The treatment model is not suitable for people who are, for example, in maintenance treatment. On the other hand, clients directed to treatment from their workplace or through child welfare are always welcomed. The clients who have been directed are not all immediately motivated to engage in rehabilitation, but during the period their thinking may change.

Day groups

For rehabilitation clients, two group meetings with their peers in the clinic are included in their individualised day programme. One of the groups is run by a substance abuse therapist, and the other is a peer group. The guided group proceeds according to a pre-set plan, and each rehabilitation client e.g. introduces their history of substance abuse to the others, as well as recounting their progress in recovery. The peer group is run by the person who has stayed longest in the group. The rehabilitation clients can also meet the workers individually.

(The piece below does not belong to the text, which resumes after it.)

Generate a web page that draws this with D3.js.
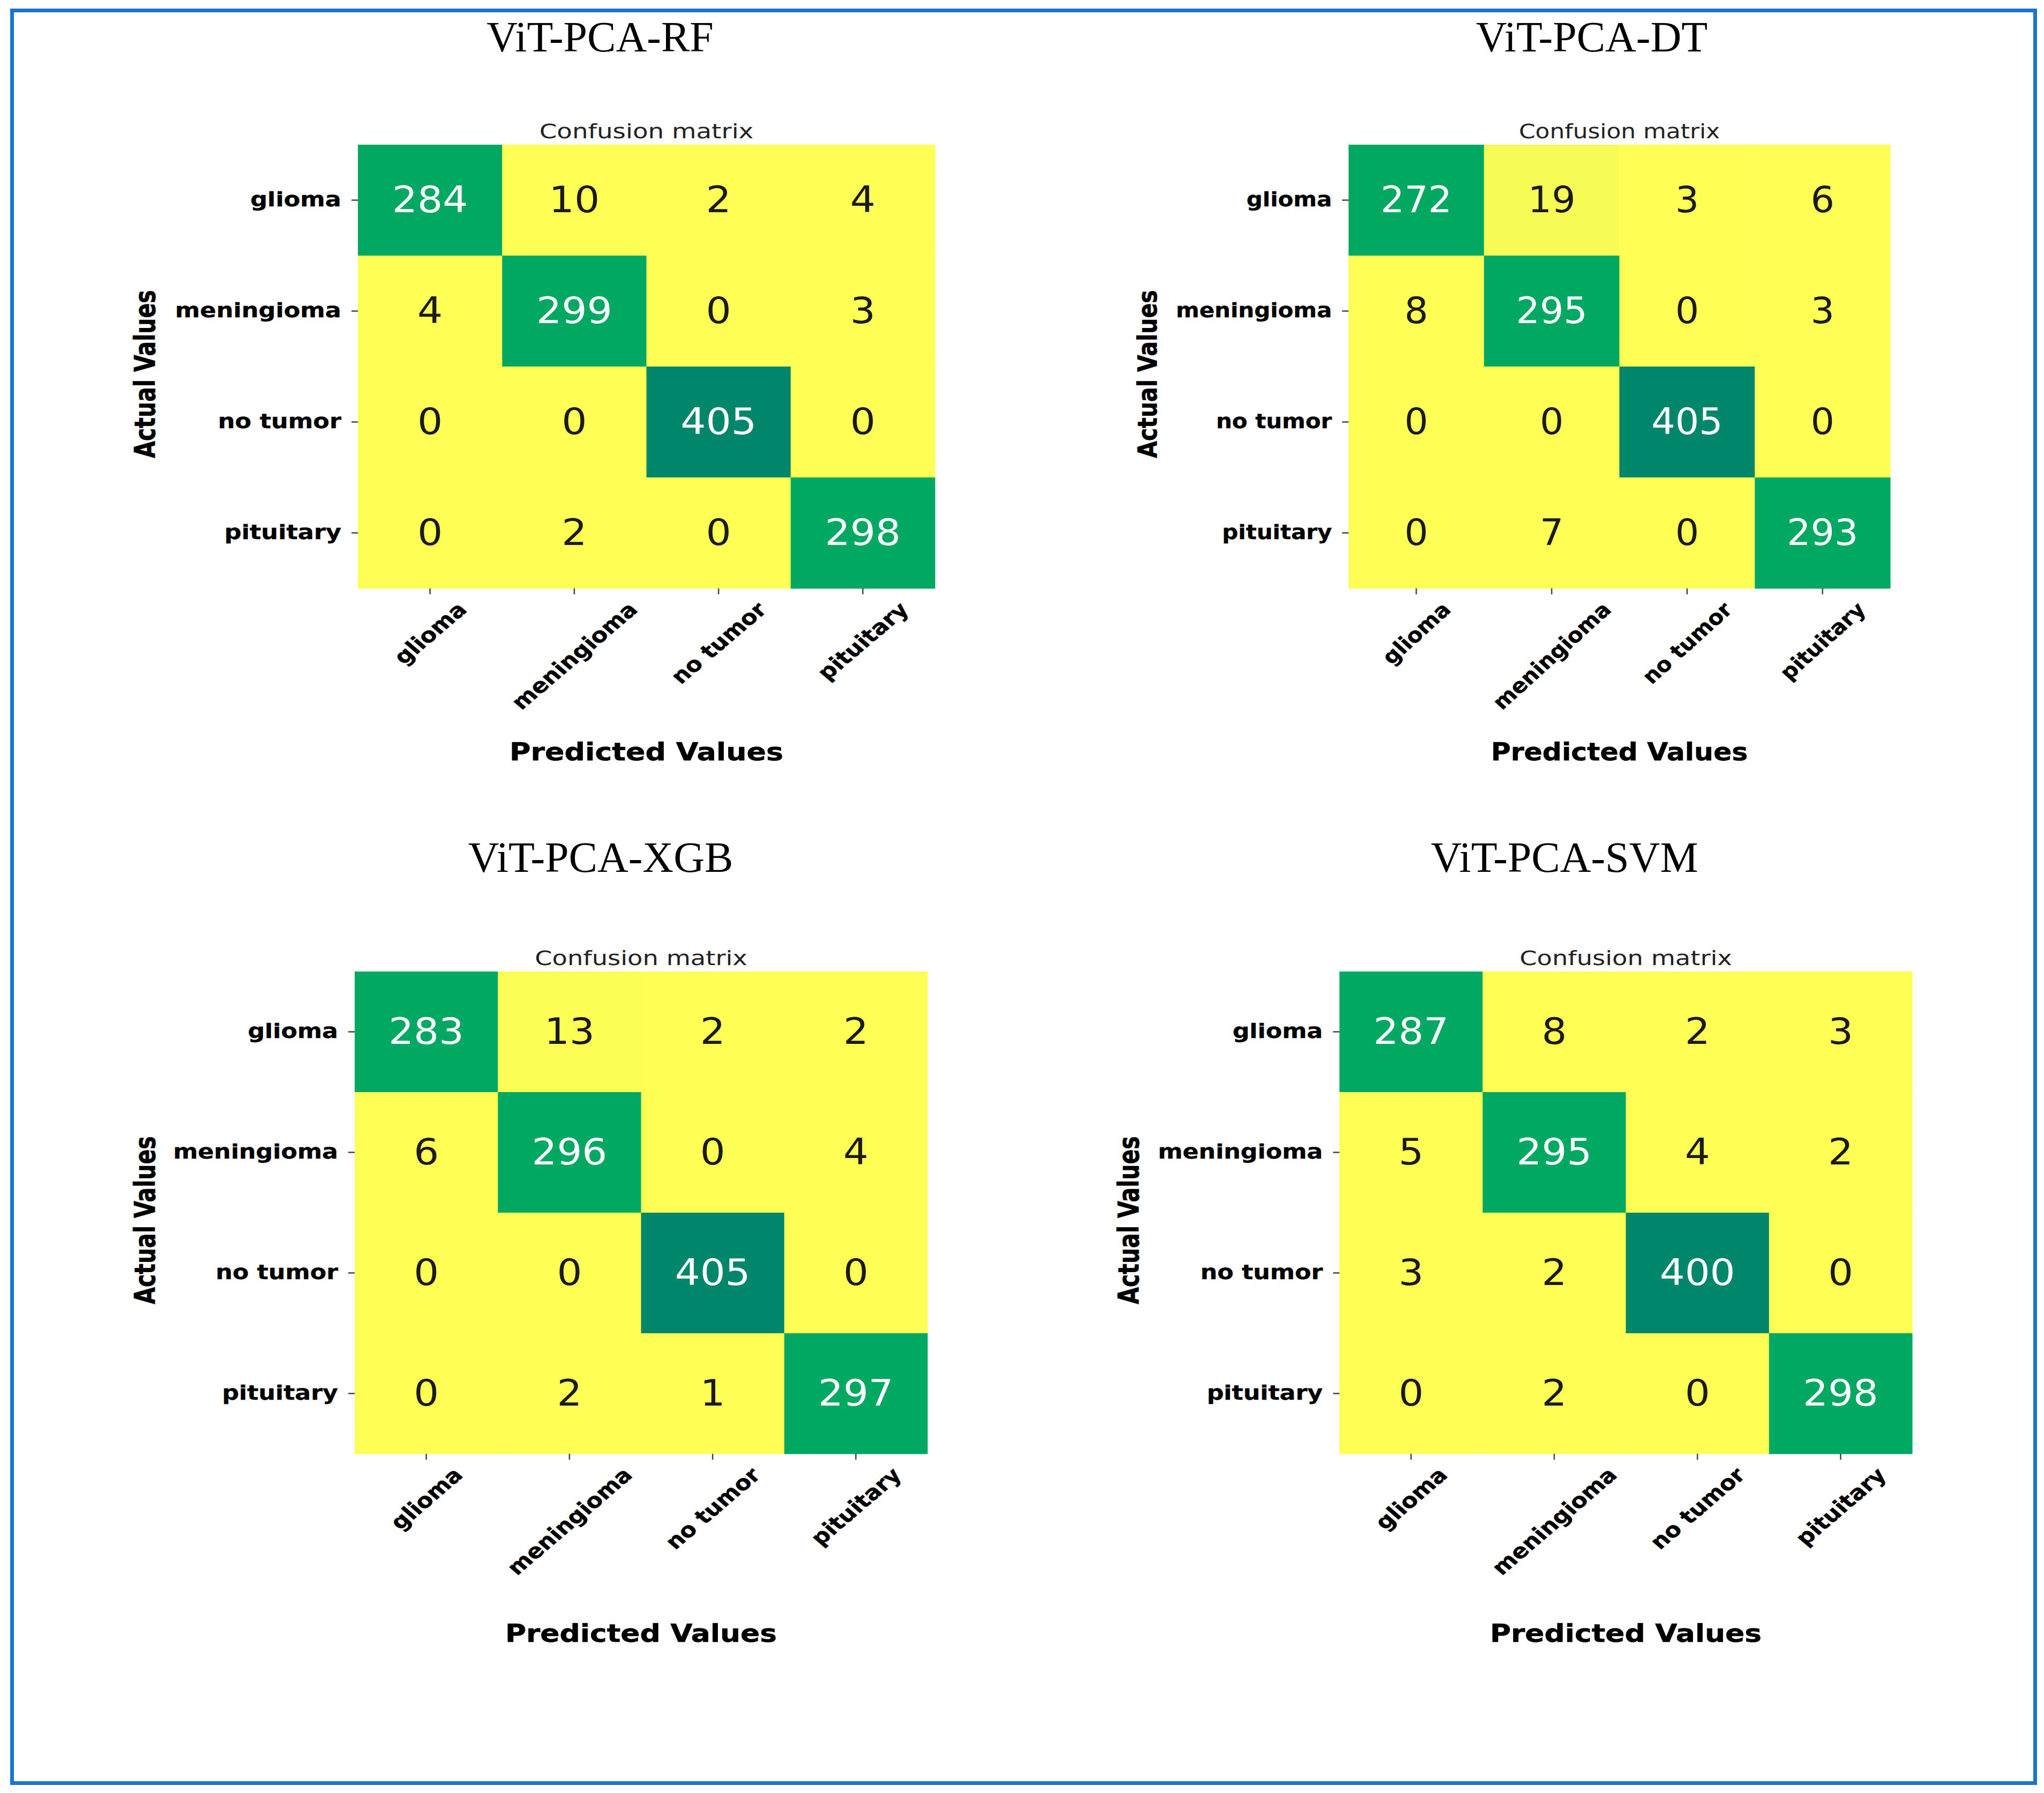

As I participated in the day’s groups, I noticed how the clients are encouraged to ask each other for help. This supports the idea that no one needs to manage on their own. Every person in the group can mirror their own experiences and feelings to those of their peers. The people share their experiences with great courage, and they appear to develop a good connection with each other.

A touching part was the serenity prayer, which the group wanted to pray for me, because I was with them only for the one day. I was moved by the attention shown to me, and by their well-wishings.

Literature sources:

Fourth Step Inventory. Introduction to the 4th Step Inventory Workshop (2007) In Big Book Alcoholics Anonymous, Dallas B. (479), 522–4391.

12 – Tervetuloa! Opas AA:han (2014) AA:ssa ohjelman avulla raittiina. [12 – Welcome! A guide to AA (2014) Sober in the AA with the help of the programme ]Vaasa: Suomen AA-Kustannus ry.

Kaksitoista askelta ateisteille (Moniste, 1 sivu). [Twelve steps for atheists. Print-out, 1 page.]

Kalliolan klinikka. Moniammatillista Minnesota-mallista hoitoa päihderiippuvuuteen. Helsinki: Kalliolan setlementti (ei painovuotta). [The Kalliola clinic. Multi-disciplinary treatment for substance addiction. (Not dated).]

Kuvaus Myllyhoito-mallista. Kalliolan setlementti. (Moniste, luonnos, 12 sivua) [A descrpition of the Myllyhoito model. Kalliola Settlement. (Print-out, draft, 12 pages)]

White, William L. & Miller, William R. (2007) The Use of Confrontation in Addiction Treatment – History, Science, and Time for Change. Counselor, 8(4), 12–30.